__Set exercise__
Search the data for the word "chart" and copy every line where it occurs.

——

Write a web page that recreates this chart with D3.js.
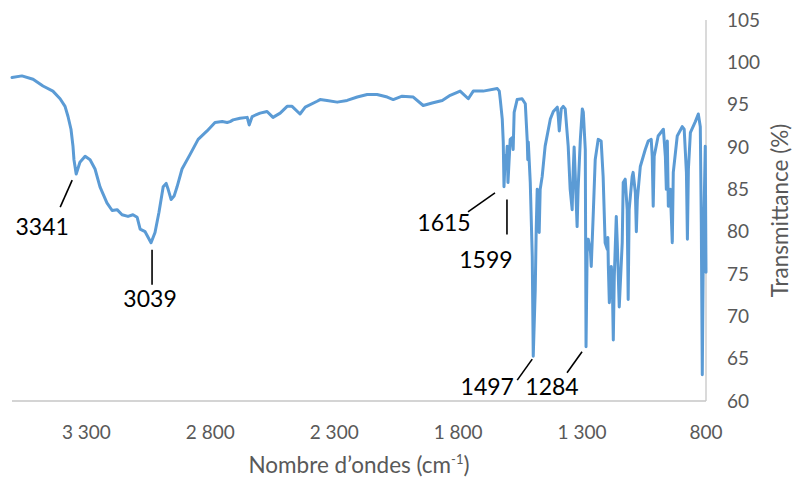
<!DOCTYPE html>
<html>
<head>
<meta charset="utf-8">
<script src="https://cdn.jsdelivr.net/npm/d3@7"></script>
<style>
  html, body { margin: 0; padding: 0; background: #fff; }
  svg { display: block; font-family: Lato, "Noto Sans", sans-serif; }
</style>
</head>
<body>
<svg id="chart" width="795" height="481"></svg>
<script>
// IR spectrum: wavenumber (cm-1) and transmittance (%)
const wavenumbers = [
  3600, 3560, 3515, 3475, 3435, 3406, 3386, 3374, 3362, 3354, 3350, 3341,
  3326, 3305, 3285, 3265, 3245, 3217, 3196, 3176, 3156, 3132, 3112, 3095,
  3083, 3063, 3039, 3023, 3007, 2990, 2978, 2970, 2958, 2946, 2934, 2914,
  2882, 2849, 2813, 2781, 2752, 2732, 2720, 2708, 2680, 2651, 2643, 2631,
  2599, 2571, 2547, 2518, 2490, 2470, 2438, 2417, 2369, 2357, 2329, 2288,
  2248, 2207, 2167, 2127, 2086, 2062, 2026, 1981, 1941, 1905, 1864, 1832,
  1792, 1759, 1739, 1699, 1642, 1634, 1630, 1622, 1618, 1615, 1610, 1606,
  1602, 1599, 1590, 1582, 1578, 1574, 1562, 1542, 1529, 1521, 1519, 1517,
  1509, 1501, 1497, 1489, 1485, 1481, 1477, 1473, 1469, 1461, 1449, 1428,
  1416, 1400, 1396, 1392, 1384, 1376, 1368, 1356, 1348, 1340, 1336, 1332,
  1328, 1320, 1316, 1307, 1299, 1295, 1287, 1284, 1279, 1275, 1266, 1263,
  1255, 1247, 1235, 1223, 1215, 1207, 1198, 1196, 1194, 1190, 1182, 1178,
  1174, 1170, 1162, 1158, 1150, 1138, 1134, 1126, 1118, 1114, 1110, 1098,
  1094, 1085, 1081, 1077, 1065, 1045, 1033, 1021, 1017, 1013, 1009, 993,
  972, 964, 960, 956, 952, 944, 936, 932, 916, 896, 888, 879,
  875, 871, 863, 843, 831, 823, 819, 815, 811, 803, 800
];
const transmittance = [
  98.2, 98.4, 98.0, 97.2, 96.6, 95.7, 94.8, 93.6, 92.1, 90.1, 88.5, 86.8,
  88.2, 88.9, 88.5, 87.4, 85.3, 83.4, 82.5, 82.6, 82.0, 81.8, 82.0, 81.7,
  80.3, 80.0, 78.7, 79.9, 82.3, 85.3, 85.7, 85.0, 83.8, 84.2, 85.3, 87.4,
  89.1, 90.9, 91.9, 92.9, 93.0, 92.9, 93.0, 93.2, 93.4, 93.5, 92.6, 93.6,
  94.0, 94.2, 93.5, 94.0, 94.8, 94.8, 93.9, 94.7, 95.4, 95.6, 95.5, 95.3,
  95.5, 95.9, 96.2, 96.2, 95.9, 95.6, 96.0, 95.9, 94.9, 95.2, 95.5, 96.1,
  96.6, 95.7, 96.6, 96.6, 96.9, 96.6, 95.6, 93.3, 90.6, 85.3, 89.0, 88.0,
  90.1, 85.8, 90.9, 91.1, 89.7, 94.1, 95.6, 95.7, 95.1, 90.6, 88.5, 90.6,
  85.8, 77.1, 65.3, 73.1, 80.3, 85.0, 84.2, 79.9, 85.0, 86.5, 90.1, 93.3,
  94.2, 94.7, 93.6, 91.9, 94.5, 94.8, 94.5, 90.1, 85.0, 82.6, 87.0, 90.0,
  87.0, 80.6, 85.0, 90.9, 94.5, 94.1, 89.7, 66.4, 79.1, 79.1, 77.6, 75.9,
  82.0, 88.5, 90.9, 90.7, 86.5, 78.7, 77.9, 79.3, 75.9, 71.6, 75.9, 74.0,
  67.2, 74.7, 81.8, 78.7, 71.1, 78.7, 85.8, 86.2, 82.6, 72.0, 82.6, 86.5,
  87.0, 84.6, 80.0, 83.8, 87.7, 89.7, 90.7, 90.9, 88.9, 83.0, 88.9, 91.3,
  92.1, 88.9, 85.0, 90.7, 83.0, 85.0, 78.7, 87.0, 91.3, 92.4, 92.1, 87.0,
  79.1, 87.4, 91.7, 93.0, 93.9, 92.4, 81.1, 63.1, 77.1, 90.1, 75.2
];

// Axis ticks
const xTicks = [3300, 2800, 2300, 1800, 1300, 800];
const xTickLabels = ["3 300", "2 800", "2 300", "1 800", "1 300", "800"];
const yTicks = [60, 65, 70, 75, 80, 85, 90, 95, 100, 105];

// Labelled bands
const bandWavenumbers = [3341, 3039, 1615, 1599, 1497, 1284];
const bandLabels = ["3341", "3039", "1615", "1599", "1497", "1284"];

const svg = d3.select("#chart");
const plot = { left: 12, right: 706, top: 20, bottom: 401 };

const x = d3.scaleLinear().domain([3600, 800]).range([plot.left, plot.right]);
const y = d3.scaleLinear().domain([60, 105]).range([plot.bottom, plot.top]);

const points = wavenumbers.map((w, i) => ({ w, t: transmittance[i] }));

// Axis lines (no tick marks)
const axisColor = "#c6c6c6";
svg.append("line")
  .attr("x1", plot.left).attr("x2", plot.right)
  .attr("y1", plot.bottom).attr("y2", plot.bottom)
  .attr("stroke", axisColor).attr("stroke-width", 1.3);
svg.append("line")
  .attr("x1", plot.right).attr("x2", plot.right)
  .attr("y1", plot.top).attr("y2", plot.bottom)
  .attr("stroke", axisColor).attr("stroke-width", 1.3);

// X tick labels
svg.append("g").selectAll("text")
  .data(xTicks)
  .join("text")
  .attr("x", d => x(d))
  .attr("y", 439)
  .attr("text-anchor", "middle")
  .attr("font-size", 19)
  .attr("fill", "#595959")
  .text((d, i) => xTickLabels[i]);

// Y tick labels (right side)
svg.append("g").selectAll("text")
  .data(yTicks)
  .join("text")
  .attr("x", 727)
  .attr("y", d => y(d))
  .attr("dy", "0.35em")
  .attr("font-size", 19)
  .attr("fill", "#595959")
  .text(d => d);

// Axis titles
const xTitle = svg.append("text")
  .attr("x", (plot.left + plot.right) / 2)
  .attr("y", 473)
  .attr("text-anchor", "middle")
  .attr("font-size", 22.5)
  .attr("fill", "#595959");
xTitle.append("tspan").text("Nombre d\u2019ondes (cm");
xTitle.append("tspan").attr("font-size", 13).attr("dy", -9).text("-1");
xTitle.append("tspan").attr("dy", 9).text(")");

svg.append("text")
  .attr("transform", `translate(788, ${(plot.top + plot.bottom) / 2}) rotate(-90)`)
  .attr("text-anchor", "middle")
  .attr("font-size", 22.5)
  .attr("fill", "#595959")
  .text("Transmittance (%)");

// Spectrum line
const line = d3.line()
  .x(d => x(d.w))
  .y(d => y(d.t));

svg.append("path")
  .datum(points)
  .attr("fill", "none")
  .attr("stroke", "#5B9BD5")
  .attr("stroke-width", 3)
  .attr("stroke-linejoin", "round")
  .attr("stroke-linecap", "round")
  .attr("d", line);

// Band annotations: leader line offsets and text anchor offsets relative to each band minimum
const leaderOffsets = [
  [[-4, 6], [-16, 33]],
  [[1, 7], [1, 42]],
  [[-9, 6], [-36, 25]],
  [[-1, 17], [-1, 52]],
  [[-1, 3], [-16, 24]],
  [[-4, 5], [-19, 26]]
];
const labelOffsets = [[-34, 61], [-1, 64], [-60, 44], [-22, 85], [-46, 39], [-34, 48]];

const ann = svg.append("g");
bandWavenumbers.forEach((w, i) => {
  const p = points.find(d => d.w === w);
  const px = x(p.w), py = y(p.t);
  const [a, b] = leaderOffsets[i];
  ann.append("line")
    .attr("x1", px + a[0]).attr("y1", py + a[1])
    .attr("x2", px + b[0]).attr("y2", py + b[1])
    .attr("stroke", "#000").attr("stroke-width", 1.6);
  ann.append("text")
    .attr("x", px + labelOffsets[i][0])
    .attr("y", py + labelOffsets[i][1])
    .attr("text-anchor", "middle")
    .attr("font-size", 23)
    .attr("fill", "#000")
    .text(bandLabels[i]);
});
</script>
</body>
</html>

——

__The solution__
Write a web page that recreates this chart with D3.js.
<svg id="chart" width="795" height="481"></svg>
const svg = d3.select("#chart");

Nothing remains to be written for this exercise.